Quote all of the data that follows exactly as written, skipping the images.

## Begin Data section

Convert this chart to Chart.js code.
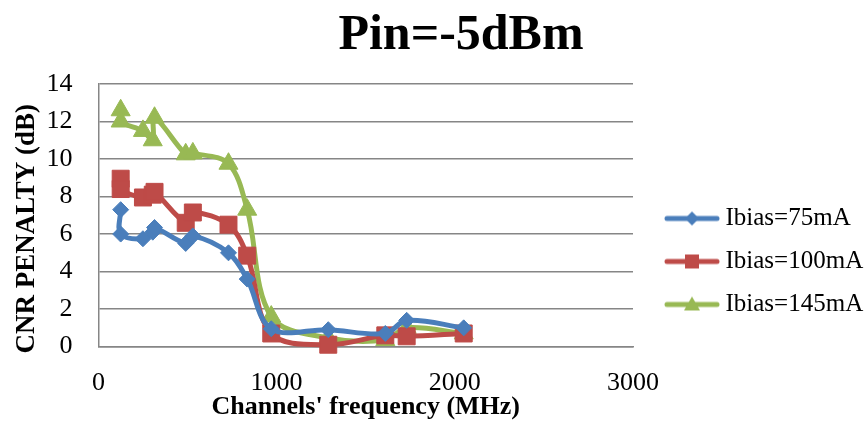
<!DOCTYPE html>
<html>
<head>
<meta charset="utf-8">
<script src="https://cdn.jsdelivr.net/npm/chart.js@4"></script>
<style>
  html, body { margin: 0; padding: 0; background: #fff; }
</style>
</head>
<body>
<canvas id="chart" width="867" height="439"></canvas>
<script>
// channel frequencies (MHz) and CNR penalty (dB)
var freq = [125, 125, 250, 305, 315, 490, 530, 730, 835, 970, 1290, 1610, 1730, 2050];
var ibias75 = [7.3, 6.0, 5.75, 6.1, 6.35, 5.5, 5.9, 5.0, 3.6, 0.95, 0.9, 0.7, 1.4, 1.0];
var ibias100 = [8.95, 8.4, 7.95, 8.1, 8.25, 6.6, 7.15, 6.5, 4.85, 0.7, 0.1, 0.6, 0.55, 0.7];
var ibias145 = [12.6, 12.0, 11.5, 11.0, 12.2, 10.25, 10.3, 9.75, 7.3, 1.6, 0.46, 0.35, 1.0, 0.7];
var seriesNames = ['Ibias=75mA', 'Ibias=100mA', 'Ibias=145mA'];
var xTicks = [0, 1000, 2000, 3000];
var yTicks = [0, 2, 4, 6, 8, 10, 12, 14];

var lineColors = ['#4a7ebb', '#be4b48', '#98b954'];
var markers = ['rectRot', 'rect', 'triangle'];
var markerSize = [8, 12, 11];

function toPoints(ys) {
  return ys.map(function(y, i) { return {x: freq[i], y: y}; });
}

// legend swatch: line with the marker in the middle (transparent left margin)
function swatch(i) {
  var c = document.createElement('canvas');
  c.width = 76; c.height = 20;
  var g = c.getContext('2d');
  g.strokeStyle = lineColors[i];
  g.lineWidth = 5;
  g.lineCap = 'round';
  g.beginPath(); g.moveTo(23, 10); g.lineTo(73, 10); g.stroke();
  g.fillStyle = lineColors[i];
  g.beginPath();
  if (i === 0) { g.moveTo(48, 3); g.lineTo(55, 10); g.lineTo(48, 17); g.lineTo(41, 10); }
  else if (i === 1) { g.rect(41, 3, 14, 14); }
  else { g.moveTo(48, 2); g.lineTo(56, 16); g.lineTo(40, 16); }
  g.closePath(); g.fill();
  return c;
}
var swatches = [swatch(0), swatch(1), swatch(2)];

var titlePlugin = {
  id: 'titleText',
  afterDraw: function(chart) {
    var ctx = chart.ctx;
    ctx.save();
    ctx.font = 'bold 50px "Liberation Serif"';
    ctx.fillStyle = '#000';
    ctx.textAlign = 'center';
    ctx.textBaseline = 'alphabetic';
    ctx.fillText('Pin=-5dBm', 461, 49);
    ctx.restore();
  }
};

var series = [ibias75, ibias100, ibias145];

new Chart(document.getElementById('chart'), {
  type: 'scatter',
  data: {
    datasets: series.map(function(ys, i) {
      return {
        label: seriesNames[i],
        data: toPoints(ys),
        showLine: true,
        tension: 0.35,
        borderColor: lineColors[i],
        backgroundColor: lineColors[i],
        borderWidth: 5,
        pointStyle: markers[i],
        pointRadius: markerSize[i],
        pointHoverRadius: markerSize[i],
        pointBorderWidth: 1,
        pointBorderColor: lineColors[i],
        clip: false
      };
    })
  },
  options: {
    responsive: false,
    devicePixelRatio: 1,
    animation: false,
    layout: { padding: { top: 84, left: 5, right: 0, bottom: 0 } },
    plugins: {
      title: { display: false },
      tooltip: { enabled: false },
      legend: {
        position: 'right',
        maxWidth: 234,
        labels: {
          usePointStyle: true,
          pointStyleWidth: 62,
          padding: 18,
          color: '#000',
          font: { family: '"Liberation Serif"', size: 25 },
          generateLabels: function(chart) {
            return chart.data.datasets.map(function(ds, i) {
              return {
                text: ds.label,
                pointStyle: swatches[i],
                fillStyle: lineColors[i],
                strokeStyle: lineColors[i],
                lineWidth: 0,
                hidden: false,
                datasetIndex: i
              };
            });
          }
        }
      }
    },
    scales: {
      x: {
        type: 'linear',
        min: 0,
        max: 3000,
        afterBuildTicks: function(axis) { axis.ticks = xTicks.map(function(v) { return {value: v}; }); },
        afterFit: function(axis) { axis.paddingRight = 234; },
        grid: { display: false, drawTicks: false },
        border: { display: true, color: '#868686', width: 1.5 },
        ticks: {
          color: '#000', padding: 21, maxRotation: 0,
          font: { family: '"Liberation Serif"', size: 26 },
          callback: function(v) { return String(v); }
        },
        title: {
          display: true,
          text: "Channels' frequency (MHz)",
          color: '#000',
          padding: { top: -28, bottom: 16 },
          font: { family: '"Liberation Serif"', size: 26, weight: 'bold' }
        }
      },
      y: {
        min: 0,
        max: 14,
        afterBuildTicks: function(axis) { axis.ticks = yTicks.map(function(v) { return {value: v}; }); },
        grid: { color: '#868686', lineWidth: 1.5, drawTicks: false },
        border: { display: true, color: '#868686', width: 1.5 },
        ticks: { color: '#000', padding: 26, font: { family: '"Liberation Serif"', size: 26 } },
        title: {
          display: true,
          text: 'CNR PENALTY (dB)    ',
          color: '#000',
          padding: { top: 6, bottom: -23 },
          font: { family: '"Liberation Serif"', size: 27, weight: 'bold' }
        }
      }
    }
  },
  plugins: [titlePlugin]
});
</script>
</body>
</html>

## End Data section

§ Response to this exercise:
Convert this chart to Chart.js code.
<!DOCTYPE html>
<html>
<head>
<meta charset="utf-8">
<script src="https://cdn.jsdelivr.net/npm/chart.js@4"></script>
<style>
  html, body { margin: 0; padding: 0; background: #fff; }
</style>
</head>
<body>
<canvas id="chart" width="867" height="439"></canvas>
<script>
// channel frequencies (MHz) and CNR penalty (dB)
var freq = [125, 125, 250, 305, 315, 490, 530, 730, 835, 970, 1290, 1610, 1730, 2050];
var ibias75 = [7.3, 6.0, 5.75, 6.1, 6.35, 5.5, 5.9, 5.0, 3.6, 0.95, 0.9, 0.7, 1.4, 1.0];
var ibias100 = [8.95, 8.4, 7.95, 8.1, 8.25, 6.6, 7.15, 6.5, 4.85, 0.7, 0.1, 0.6, 0.55, 0.7];
var ibias145 = [12.6, 12.0, 11.5, 11.0, 12.2, 10.25, 10.3, 9.75, 7.3, 1.6, 0.46, 0.35, 1.0, 0.7];
var seriesNames = ['Ibias=75mA', 'Ibias=100mA', 'Ibias=145mA'];
var xTicks = [0, 1000, 2000, 3000];
var yTicks = [0, 2, 4, 6, 8, 10, 12, 14];

var lineColors = ['#4a7ebb', '#be4b48', '#98b954'];
var markers = ['rectRot', 'rect', 'triangle'];
var markerSize = [8, 12, 11];

function toPoints(ys) {
  return ys.map(function(y, i) { return {x: freq[i], y: y}; });
}

// legend swatch: line with the marker in the middle (transparent left margin)
function swatch(i) {
  var c = document.createElement('canvas');
  c.width = 76; c.height = 20;
  var g = c.getContext('2d');
  g.strokeStyle = lineColors[i];
  g.lineWidth = 5;
  g.lineCap = 'round';
  g.beginPath(); g.moveTo(23, 10); g.lineTo(73, 10); g.stroke();
  g.fillStyle = lineColors[i];
  g.beginPath();
  if (i === 0) { g.moveTo(48, 3); g.lineTo(55, 10); g.lineTo(48, 17); g.lineTo(41, 10); }
  else if (i === 1) { g.rect(41, 3, 14, 14); }
  else { g.moveTo(48, 2); g.lineTo(56, 16); g.lineTo(40, 16); }
  g.closePath(); g.fill();
  return c;
}
var swatches = [swatch(0), swatch(1), swatch(2)];

var titlePlugin = {
  id: 'titleText',
  afterDraw: function(chart) {
    var ctx = chart.ctx;
    ctx.save();
    ctx.font = 'bold 50px "Liberation Serif"';
    ctx.fillStyle = '#000';
    ctx.textAlign = 'center';
    ctx.textBaseline = 'alphabetic';
    ctx.fillText('Pin=-5dBm', 461, 49);
    ctx.restore();
  }
};

var series = [ibias75, ibias100, ibias145];

new Chart(document.getElementById('chart'), {
  type: 'scatter',
  data: {
    datasets: series.map(function(ys, i) {
      return {
        label: seriesNames[i],
        data: toPoints(ys),
        showLine: true,
        tension: 0.35,
        borderColor: lineColors[i],
        backgroundColor: lineColors[i],
        borderWidth: 5,
        pointStyle: markers[i],
        pointRadius: markerSize[i],
        pointHoverRadius: markerSize[i],
        pointBorderWidth: 1,
        pointBorderColor: lineColors[i],
        clip: false
      };
    })
  },
  options: {
    responsive: false,
    devicePixelRatio: 1,
    animation: false,
    layout: { padding: { top: 84, left: 5, right: 0, bottom: 0 } },
    plugins: {
      title: { display: false },
      tooltip: { enabled: false },
      legend: {
        position: 'right',
        maxWidth: 234,
        labels: {
          usePointStyle: true,
          pointStyleWidth: 62,
          padding: 18,
          color: '#000',
          font: { family: '"Liberation Serif"', size: 25 },
          generateLabels: function(chart) {
            return chart.data.datasets.map(function(ds, i) {
              return {
                text: ds.label,
                pointStyle: swatches[i],
                fillStyle: lineColors[i],
                strokeStyle: lineColors[i],
                lineWidth: 0,
                hidden: false,
                datasetIndex: i
              };
            });
          }
        }
      }
    },
    scales: {
      x: {
        type: 'linear',
        min: 0,
        max: 3000,
        afterBuildTicks: function(axis) { axis.ticks = xTicks.map(function(v) { return {value: v}; }); },
        afterFit: function(axis) { axis.paddingRight = 234; },
        grid: { display: false, drawTicks: false },
        border: { display: true, color: '#868686', width: 1.5 },
        ticks: {
          color: '#000', padding: 21, maxRotation: 0,
          font: { family: '"Liberation Serif"', size: 26 },
          callback: function(v) { return String(v); }
        },
        title: {
          display: true,
          text: "Channels' frequency (MHz)",
          color: '#000',
          padding: { top: -28, bottom: 16 },
          font: { family: '"Liberation Serif"', size: 26, weight: 'bold' }
        }
      },
      y: {
        min: 0,
        max: 14,
        afterBuildTicks: function(axis) { axis.ticks = yTicks.map(function(v) { return {value: v}; }); },
        grid: { color: '#868686', lineWidth: 1.5, drawTicks: false },
        border: { display: true, color: '#868686', width: 1.5 },
        ticks: { color: '#000', padding: 26, font: { family: '"Liberation Serif"', size: 26 } },
        title: {
          display: true,
          text: 'CNR PENALTY (dB)    ',
          color: '#000',
          padding: { top: 6, bottom: -23 },
          font: { family: '"Liberation Serif"', size: 27, weight: 'bold' }
        }
      }
    }
  },
  plugins: [titlePlugin]
});
</script>
</body>
</html>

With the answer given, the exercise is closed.